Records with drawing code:
-- Begin --

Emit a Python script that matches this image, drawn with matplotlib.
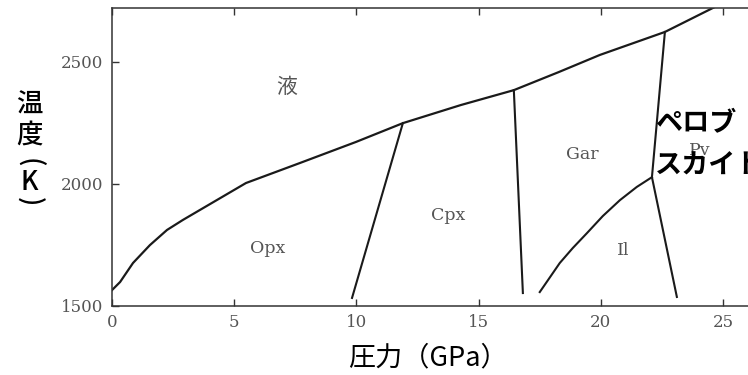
import matplotlib.pyplot as plt

plt.rcParams['font.family'] = ['Noto Sans CJK JP', 'DejaVu Sans']

# solidus / liquidus boundary (GPa, K)
solidus_p = [0, 0.33, 0.86, 1.55, 2.25, 2.9, 3.6, 5.48, 7.69, 9.98, 11.9, 14.27, 16.44, 18.28, 19.96, 22.62, 24.66]
solidus_t = [1565, 1598, 1676, 1749, 1811, 1852, 1893, 2003, 2085, 2171, 2248, 2322, 2383, 2457, 2527, 2621, 2723]

# phase boundaries below the solidus
opx_cpx_p = [11.9, 9.82]
opx_cpx_t = [2248, 1533]
cpx_gar_p = [16.44, 16.81]
cpx_gar_t = [2383, 1553]
gar_il_p = [17.5, 17.9, 18.32, 18.85, 19.43, 20.08, 20.78, 21.47, 22.09]
gar_il_t = [1557, 1615, 1676, 1737, 1798, 1868, 1933, 1987, 2027]
pv_p = [22.62, 22.09, 23.11]
pv_t = [2621, 2027, 1537]

phase_names = ['Opx', 'Cpx', 'Gar', 'Il', 'Pv']
phase_p = [6.38, 13.74, 19.26, 20.9, 24.05]
phase_t = [1737, 1872, 2118, 1729, 2138]
liquid_p, liquid_t = 7.16, 2396

x_ticks = [0, 5, 10, 15, 20, 25]
y_ticks = [1500, 2000, 2500]

fig = plt.figure(figsize=(7.48, 3.75), dpi=100)
ax = fig.add_axes([112/748, 1-306/375, 1-112/748, 298/375])
ax.set_xlim(0, 26.02)
ax.set_ylim(1500, 2719)

lc = '#1a1a1a'
ax.plot(solidus_p, solidus_t, color=lc, lw=1.6)
for p, t in [(opx_cpx_p, opx_cpx_t), (cpx_gar_p, cpx_gar_t),
             (gar_il_p, gar_il_t), (pv_p, pv_t)]:
    ax.plot(p, t, color=lc, lw=1.5)

for name, p, t in zip(phase_names, phase_p, phase_t):
    ax.text(p, t, name, family='DejaVu Serif', fontsize=12.5,
            color='#555555', ha='center', va='center')
ax.text(liquid_p, liquid_t, '液', fontsize=15, color='#555555',
        ha='center', va='center')

ax.spines['right'].set_visible(False)
for s in ['left', 'bottom', 'top']:
    ax.spines[s].set_color('#333333')
    ax.spines[s].set_linewidth(1.1)

ax.set_xticks(x_ticks)
ax.set_yticks(y_ticks)
ax.tick_params(direction='in', length=5, width=1, color='#333333',
               top=True, labelsize=12, labelcolor='#555555', pad=6)
for lab in ax.get_xticklabels() + ax.get_yticklabels():
    lab.set_family('DejaVu Serif')

# axis titles
fig.text(428/748, 1-358/375, '圧力（GPa）', fontsize=19.5,
         ha='center', va='center')

# vertical y title: characters stacked, brackets turned sideways
ylab_chars = ['温', '度', '(', 'K', ')']
ylab_y = [105, 135, 163, 182, 202]
ylab_rot = [0, 0, -90, 0, -90]
for ch, y, r in zip(ylab_chars, ylab_y, ylab_rot):
    fig.text(29/748, 1-y/375, ch, fontsize=19, rotation=r,
             weight='medium', ha='center', va='center')

fig.text(655/748, 1-123/375, 'ペロブ', fontsize=19.5, weight='bold',
         ha='left', va='center')
fig.text(655/748, 1-166/375, 'スカイト', fontsize=19.5, weight='bold',
         ha='left', va='center')

fig.savefig('out.png', dpi=100)
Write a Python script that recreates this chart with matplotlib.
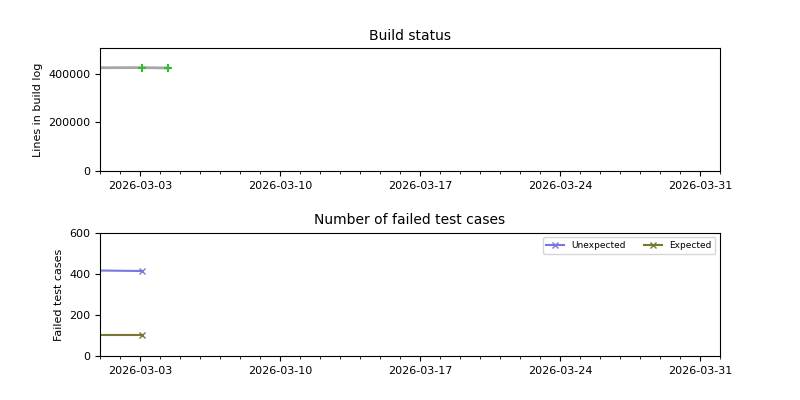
import matplotlib
matplotlib.use("Agg")
import matplotlib.pyplot as plt
import matplotlib.dates as mdates
from datetime import datetime

build_dates = [datetime(2026, 2, 27, 12), datetime(2026, 3, 3, 2), datetime(2026, 3, 4, 10)]
build_lines = [424000, 424500, 423000]
ok_dates = [datetime(2026, 3, 3, 2), datetime(2026, 3, 4, 10)]
ok_lines = [424500, 423000]

test_dates = [datetime(2026, 2, 27, 12), datetime(2026, 3, 3, 2)]
unexpected = [418, 414]
expected = [103, 103]

plt.rcParams['font.size'] = 8
fig, (ax1, ax2) = plt.subplots(2, 1, figsize=(8, 4), dpi=100)
fig.subplots_adjust(hspace=0.5)

ax1.plot(build_dates, build_lines, color='gray', lw=2, alpha=0.7)
ax1.plot(ok_dates, ok_lines, linestyle='none', marker='+', color='#33bb33', ms=6, mew=1.5)
ax1.set_title('Build status', fontsize=10)
ax1.set_ylabel('Lines in build log')
ax1.set_ylim(0, 505000)
ax1.set_yticks([0, 200000, 400000])

ax2.plot(test_dates, unexpected, color='#7777dd', marker='x', ms=5, label='Unexpected')
ax2.plot(test_dates, expected, color='#777733', marker='x', ms=5, label='Expected')
ax2.set_title('Number of failed test cases', fontsize=10)
ax2.set_ylabel('Failed test cases')
ax2.set_ylim(0, 600)
ax2.legend(loc='upper right', ncol=2, fontsize=6.5)

for ax in (ax1, ax2):
    ax.set_xlim(datetime(2026, 3, 1), datetime(2026, 4, 1))
    ax.xaxis.set_major_locator(mdates.WeekdayLocator(byweekday=mdates.TU))
    ax.xaxis.set_minor_locator(mdates.DayLocator())
    ax.xaxis.set_major_formatter(mdates.DateFormatter('%Y-%m-%d'))

fig.savefig('out.png')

-- End --

• [GOAL]:
Without the pictures, print the records in full, exactly as they appear.

• [RESPONSE TO THE TASK]:
Emit a Python script that matches this image, drawn with matplotlib.
import matplotlib.pyplot as plt

plt.rcParams['font.family'] = ['Noto Sans CJK JP', 'DejaVu Sans']

# solidus / liquidus boundary (GPa, K)
solidus_p = [0, 0.33, 0.86, 1.55, 2.25, 2.9, 3.6, 5.48, 7.69, 9.98, 11.9, 14.27, 16.44, 18.28, 19.96, 22.62, 24.66]
solidus_t = [1565, 1598, 1676, 1749, 1811, 1852, 1893, 2003, 2085, 2171, 2248, 2322, 2383, 2457, 2527, 2621, 2723]

# phase boundaries below the solidus
opx_cpx_p = [11.9, 9.82]
opx_cpx_t = [2248, 1533]
cpx_gar_p = [16.44, 16.81]
cpx_gar_t = [2383, 1553]
gar_il_p = [17.5, 17.9, 18.32, 18.85, 19.43, 20.08, 20.78, 21.47, 22.09]
gar_il_t = [1557, 1615, 1676, 1737, 1798, 1868, 1933, 1987, 2027]
pv_p = [22.62, 22.09, 23.11]
pv_t = [2621, 2027, 1537]

phase_names = ['Opx', 'Cpx', 'Gar', 'Il', 'Pv']
phase_p = [6.38, 13.74, 19.26, 20.9, 24.05]
phase_t = [1737, 1872, 2118, 1729, 2138]
liquid_p, liquid_t = 7.16, 2396

x_ticks = [0, 5, 10, 15, 20, 25]
y_ticks = [1500, 2000, 2500]

fig = plt.figure(figsize=(7.48, 3.75), dpi=100)
ax = fig.add_axes([112/748, 1-306/375, 1-112/748, 298/375])
ax.set_xlim(0, 26.02)
ax.set_ylim(1500, 2719)

lc = '#1a1a1a'
ax.plot(solidus_p, solidus_t, color=lc, lw=1.6)
for p, t in [(opx_cpx_p, opx_cpx_t), (cpx_gar_p, cpx_gar_t),
             (gar_il_p, gar_il_t), (pv_p, pv_t)]:
    ax.plot(p, t, color=lc, lw=1.5)

for name, p, t in zip(phase_names, phase_p, phase_t):
    ax.text(p, t, name, family='DejaVu Serif', fontsize=12.5,
            color='#555555', ha='center', va='center')
ax.text(liquid_p, liquid_t, '液', fontsize=15, color='#555555',
        ha='center', va='center')

ax.spines['right'].set_visible(False)
for s in ['left', 'bottom', 'top']:
    ax.spines[s].set_color('#333333')
    ax.spines[s].set_linewidth(1.1)

ax.set_xticks(x_ticks)
ax.set_yticks(y_ticks)
ax.tick_params(direction='in', length=5, width=1, color='#333333',
               top=True, labelsize=12, labelcolor='#555555', pad=6)
for lab in ax.get_xticklabels() + ax.get_yticklabels():
    lab.set_family('DejaVu Serif')

# axis titles
fig.text(428/748, 1-358/375, '圧力（GPa）', fontsize=19.5,
         ha='center', va='center')

# vertical y title: characters stacked, brackets turned sideways
ylab_chars = ['温', '度', '(', 'K', ')']
ylab_y = [105, 135, 163, 182, 202]
ylab_rot = [0, 0, -90, 0, -90]
for ch, y, r in zip(ylab_chars, ylab_y, ylab_rot):
    fig.text(29/748, 1-y/375, ch, fontsize=19, rotation=r,
             weight='medium', ha='center', va='center')

fig.text(655/748, 1-123/375, 'ペロブ', fontsize=19.5, weight='bold',
         ha='left', va='center')
fig.text(655/748, 1-166/375, 'スカイト', fontsize=19.5, weight='bold',
         ha='left', va='center')

fig.savefig('out.png', dpi=100)
Write a Python script that recreates this chart with matplotlib.
import matplotlib
matplotlib.use("Agg")
import matplotlib.pyplot as plt
import matplotlib.dates as mdates
from datetime import datetime

build_dates = [datetime(2026, 2, 27, 12), datetime(2026, 3, 3, 2), datetime(2026, 3, 4, 10)]
build_lines = [424000, 424500, 423000]
ok_dates = [datetime(2026, 3, 3, 2), datetime(2026, 3, 4, 10)]
ok_lines = [424500, 423000]

test_dates = [datetime(2026, 2, 27, 12), datetime(2026, 3, 3, 2)]
unexpected = [418, 414]
expected = [103, 103]

plt.rcParams['font.size'] = 8
fig, (ax1, ax2) = plt.subplots(2, 1, figsize=(8, 4), dpi=100)
fig.subplots_adjust(hspace=0.5)

ax1.plot(build_dates, build_lines, color='gray', lw=2, alpha=0.7)
ax1.plot(ok_dates, ok_lines, linestyle='none', marker='+', color='#33bb33', ms=6, mew=1.5)
ax1.set_title('Build status', fontsize=10)
ax1.set_ylabel('Lines in build log')
ax1.set_ylim(0, 505000)
ax1.set_yticks([0, 200000, 400000])

ax2.plot(test_dates, unexpected, color='#7777dd', marker='x', ms=5, label='Unexpected')
ax2.plot(test_dates, expected, color='#777733', marker='x', ms=5, label='Expected')
ax2.set_title('Number of failed test cases', fontsize=10)
ax2.set_ylabel('Failed test cases')
ax2.set_ylim(0, 600)
ax2.legend(loc='upper right', ncol=2, fontsize=6.5)

for ax in (ax1, ax2):
    ax.set_xlim(datetime(2026, 3, 1), datetime(2026, 4, 1))
    ax.xaxis.set_major_locator(mdates.WeekdayLocator(byweekday=mdates.TU))
    ax.xaxis.set_minor_locator(mdates.DayLocator())
    ax.xaxis.set_major_formatter(mdates.DateFormatter('%Y-%m-%d'))

fig.savefig('out.png')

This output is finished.